Such a thing as a free lunch
Obviously the pay for being a cricket commentator is not as good as we thought. A man looking suspiciously like a former England cricketer was seen yesterday shamelessly grabbing a brown bag of food from the media lunch table and hand-delivering it to a woman on the bank of the Basin Reserve.
Reliving Kuggs' drop-off
On a similar subject, nothing quite beats two-test wonder Chris Kuggeleijn getting caught on live telly wandering up to the top of the temporary stands at Seddon Park and dropping his match pass over the fence for somebody else to use.
Watch it in all its glory here.
Security priorities It's the big issues that endear us so much to security firms used at sports grounds.

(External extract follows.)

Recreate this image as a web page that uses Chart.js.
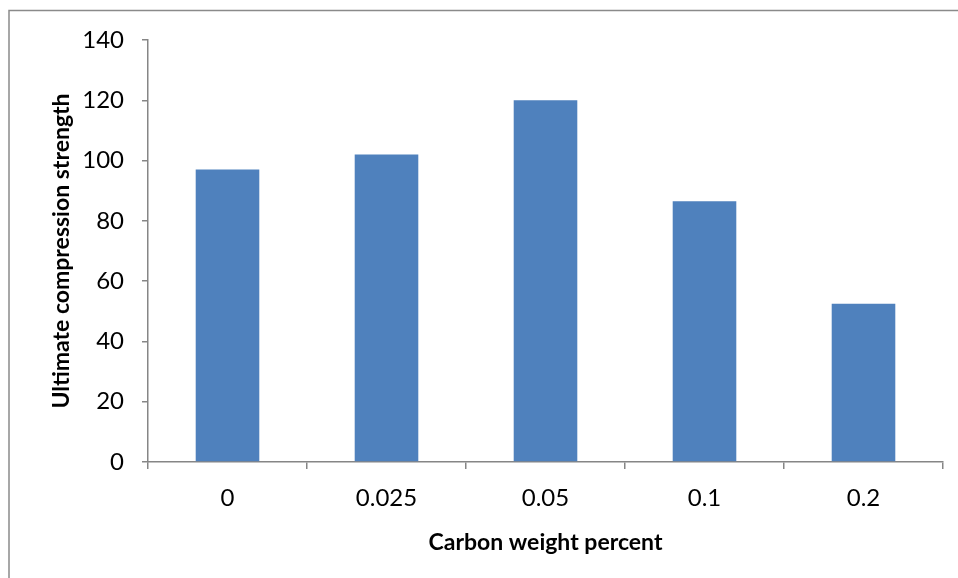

Yesterday it took security (and NZ Cricket) 16 minutes to rope off the wicket block at lunch. It took them a split second to reprimand an Englishman that must have been pushing 100 for lighting up a pipe on the terraces.
Captain Cook slumming it
Kudos for England captain Alastair Cook, who was on the bank at Anderson Park, Kelburn, for the Beige v Barmy T20 on Wednesday. Beige went 2-0 up in the series after chasing down Barmy's 129 for the loss of just two wickets. Game three, a dead rubber, is at the Auckland Domain on Thursday. Admission is understandably free.

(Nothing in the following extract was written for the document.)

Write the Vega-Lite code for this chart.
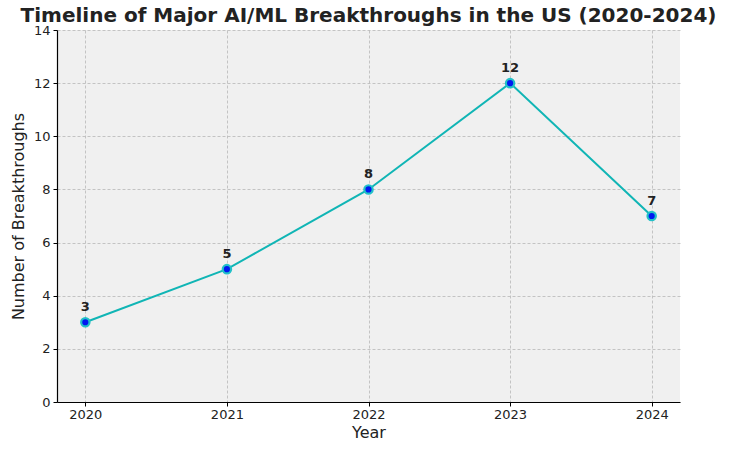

Leicester's surprise comeback
Mark Hammett proved his sense of humour was still intact this week despite an injury crisis which forced him to call up Southlander Jason Rutledge to cover as hooker. In asking about Rutledge's call-up, a television reporter inquired instead about Rutledge's father, Leicester, a 60-year-old former All Black who played the last of his 13 tests in 1980. "You're fairly lucky," the reporter opined, "Leicester Rutledge is a pretty experienced campaigner." "Leicester Rutledge? Leicester is a very experienced campaigner," Hammett replied with a chuckle.
Import bedding in
Most blatant sponsors' plug of the week goes to the Southern Steel, who sent out a press release describing import Jhaniele Fowler's struggles to find a bed that fit her towering 1.98m frame. "My bed just didn't fit... my feet were hanging over the end, I had to sleep curled up and my back wasn't really coping with it," Fowler said. Fortunately Southern Steel sponsor Bedpost came to the party with a custom-made 2.1m long bed for the Jamaican shooter. Thank goodness, we were really worried there for a while.
Hole-some fans
A group of Galatasaray fans were caught trying to dig their way into Schalke's Veltins-Arena this week in a bid to see their team training in preparation for their Champions League encounter. Stewards discovered them trying to create a passage under a perimeter fence using only their bare hands but, with the ground frozen solid, they did not get very far.
New-age Ecclestone
Formula One chief Bernie Ecclestone, 82, has showed he's no dinosaur when it comes to the issue of women in sport. "All the things that people worry about - whether a woman can cope with the G-forces and all that - she has proven that she can," he said of Danica Patrick, who this year has joined Nascar following a stint in IndyCars. So Bernie, we're left wondering what the "all that" part of the equation is?